Answering questions from some of the Asians who hosted him after being cleared by IEBC on Wednesday as Jubilee torch bearer, Uhuru said it would be absurd for the international community to slap sanctions against Kenya if Jubilee wins the March 4 polls.

Uhuru said countries which are slapped with sanctions are those which have defied the UN's security council. "I and my running mate Ruto were not refered to ICC by the security council. We went there by ourselves and those spreading rumours that Kenya will be slapped with sanctions then do not understand international law," he said.

"Before, Kenya was slapped with sanctions because of the single-party rule," he said adding that leaders who seize power through a coup are the ones which are punished by the internal community.

Uhuru said the country will run normally even when they will be required to be before the court in person because they do not appear before judges on the same date.

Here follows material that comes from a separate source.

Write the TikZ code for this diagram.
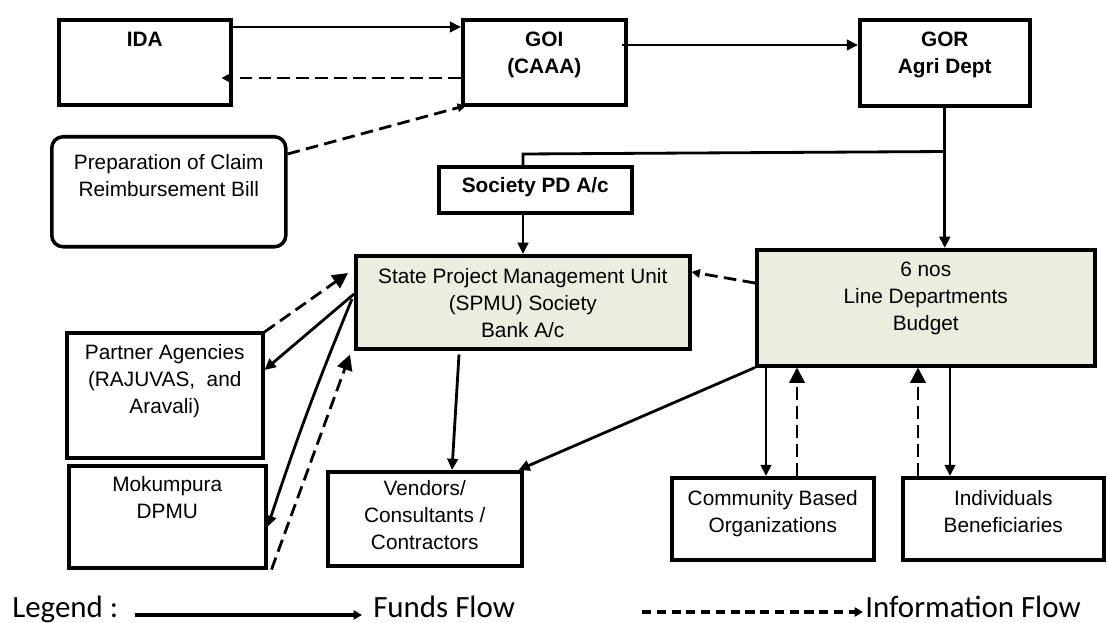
\documentclass[tikz,border=0pt]{standalone}
\usepackage{fontspec}
\setmainfont{Liberation Sans}
\newfontfamily\legfont{Carlito}
\usetikzlibrary{arrows.meta,calc}
\definecolor{spmufill}{HTML}{EBEEDE}
\newlength{\pxu}
\setlength{\pxu}{0.025cm}
% box text: width, height, first baseline from top, text
\newcommand{\boxtxt}[4]{\parbox[c][#2\pxu][t]{#1\pxu}{\centering\rule{0pt}{#3\pxu}#4}}

\begin{document}
\begin{tikzpicture}[x=0.025cm,y=-0.025cm,
  box/.style={draw, line width=2.5pt, inner sep=0pt, anchor=north west},
  fundflow/.style={line width=2pt, -{Triangle[length=8pt,width=7.5pt]}},
  infoflow/.style={line width=2pt, dash pattern=on 9pt off 4.5pt, -{Triangle[length=6pt,width=6pt]}},
  infobig/.style={line width=2pt, dash pattern=on 9pt off 4.5pt, -{Triangle[length=11pt,width=11pt]}}]
\fontsize{14.8}{19.2}\selectfont
\useasboundingbox (0,0) rectangle (1107,623);
% top row
\node[box] (ida) at (57,18) {\boxtxt{172}{85}{27}{\bfseries IDA}};
\node[box] (goi) at (461,18) {\boxtxt{163}{85}{27}{\bfseries GOI\\(CAAA)}};
\node[box] (gor) at (858,18) {\boxtxt{170}{86}{27}{\bfseries GOR\\Agri Dept}};
\node[box, rounded corners=8pt] (prep) at (50,135) {\boxtxt{234}{110}{33}{Preparation of Claim\\Reimbursement Bill}};
\node[box] (soc) at (437,165) {\boxtxt{193}{46}{26}{\bfseries Society PD A/c}};
% middle row
\node[box, fill=spmufill] (spmu) at (354,254) {\boxtxt{334}{93}{28}{State Project Management Unit\\(SPMU) Society\\Bank A/c}};
\node[box, fill=spmufill] (ld) at (755,248) {\boxtxt{338}{116}{27}{6 nos\\Line Departments\\Budget}};
\node[box] (part) at (65,331) {\boxtxt{196}{125}{27}{Partner Agencies\\(RAJUVAS,\ \ and\\Aravali)}};
\node[box] (mok) at (67,464) {\boxtxt{197}{102}{26}{Mokumpura\\DPMU}};
% bottom row
\node[box] (vend) at (326,470) {\boxtxt{194}{94}{24}{Vendors/\\Consultants /\\Contractors}};
\node[box] (cbo) at (670,476) {\boxtxt{202}{82}{28}{Community Based\\Organizations}};
\node[box] (ind) at (901,476) {\boxtxt{201}{82}{28}{Individuals\\Beneficiaries}};

% IDA - GOI - GOR
\draw[fundflow] ($(ida.north east)+(0,9)$) -- ($(goi.north west)+(0,9)$);
\draw[infoflow] ($(goi.north west)+(0,60)$) -- ($(ida.north east)+(-11,60)$);
\draw[fundflow] ($(goi.north east)+(-6,27)$) -- ($(gor.north west)+(0,27)$);
\draw[infoflow] ($(prep.north east)+(0,19)$) -- ($(goi.south west)+(5,-1)$);
% GOR down to society and line depts
\draw[fundflow] (gor.south) -- (gor.south |- ld.north);
\coordinate (br) at ($(gor.south)+(0,44)$);
\coordinate (socin) at ($(soc.north west)+(86,0)$);
\draw[line width=2pt] (br) -- ($(socin)+(0,-11)$) -- (socin);
\coordinate (socout) at ($(soc.south west)+(86,0)$);
\draw[fundflow] (socout) -- (socout |- spmu.north);
\draw[infoflow] ($(ld.north west)+(0,35)$) -- ($(spmu.north east)+(0,18)$);
% SPMU and partners
\draw[infobig] ($(part.north east)+(0,1)$) -- ($(spmu.north west)+(-6,19)$);
\draw[fundflow] ($(spmu.north west)+(0,40)$) -- ($(part.north east)+(0,39)$);
\draw[fundflow] ($(spmu.north west)+(-2,45)$) to[bend right=2] ($(mok.north east)+(0,63)$);
\draw[infobig] ($(mok.south east)+(4,0)$) -- ($(spmu.south west)+(-4,4)$);
\draw[fundflow] ($(spmu.south west)+(105,4)$) -- ($(vend.north west)+(126,0)$);
\draw[fundflow] (ld.south west) -- ($(vend.north east)+(-5,0)$);
% line depts and beneficiaries
\draw[fundflow] ($(ld.south west)+(11,0)$) -- ($(cbo.north west)+(96,0)$);
\draw[infobig] ($(cbo.north west)+(127,0)$) -- ($(ld.south west)+(42,0)$);
\draw[infobig] ($(ind.north west)+(17,0)$) -- ($(ld.south west)+(163,0)$);
\draw[fundflow] ($(ld.south west)+(195,0)$) -- ($(ind.north west)+(49,0)$);

% legend
\node[anchor=base west, inner sep=0pt, font=\legfont\fontsize{22}{26}\selectfont] (leg) at (12,617) {Legend :};
\node[anchor=base west, inner sep=0pt, font=\legfont\fontsize{22}{26}\selectfont] (fundtxt) at (373,617) {Funds Flow};
\node[anchor=base west, inner sep=0pt, font=\legfont\fontsize{22}{26}\selectfont] (infotxt) at (865,617) {Information Flow};
\draw[line width=2.4pt, -{Triangle[length=6pt,width=6.5pt]}] ($(leg.base east)+(17,-2)$) -- ($(fundtxt.base west)+(-11,-2)$);
\coordinate (infostart) at (642,612);
\draw[line width=2.4pt, dash pattern=on 6.5pt off 4pt, -{Triangle[length=6pt,width=6.5pt]}] (infostart) -- ($(infotxt.base west)+(-2,-5)$);
\end{tikzpicture}
\end{document}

"If Ruto could be there today, I would around running the affairs of the country. When he comes back, he takes charge as I go and defend myself," he said.

Besides appearing on different dates, he said Kenya has "one of the best administrative structures in Africa" and ministries will run well.

"A perfect example is when President Kibaki leaves the country for more than two weeks and everything runs smoothly," the deputy PM said.

He said the media has waged a war against him and Ruto by using ICC cases against their campaign. He, however, said the move has bolstered their quest for presidency.

"We have the numbers and nothing can stop Jubilee from taking over the leadership of this country come March 4," Uhuru said.

On Wednesday, insiders of Uhuru and Ruto were said to considering a postponement of their trials at ICC since their trials are due to on April 10 and 11, the day the second round run-off of the presidential election are to be held. They were said to be looking at ways of having the trials postponed for at least a year to stabilise their government.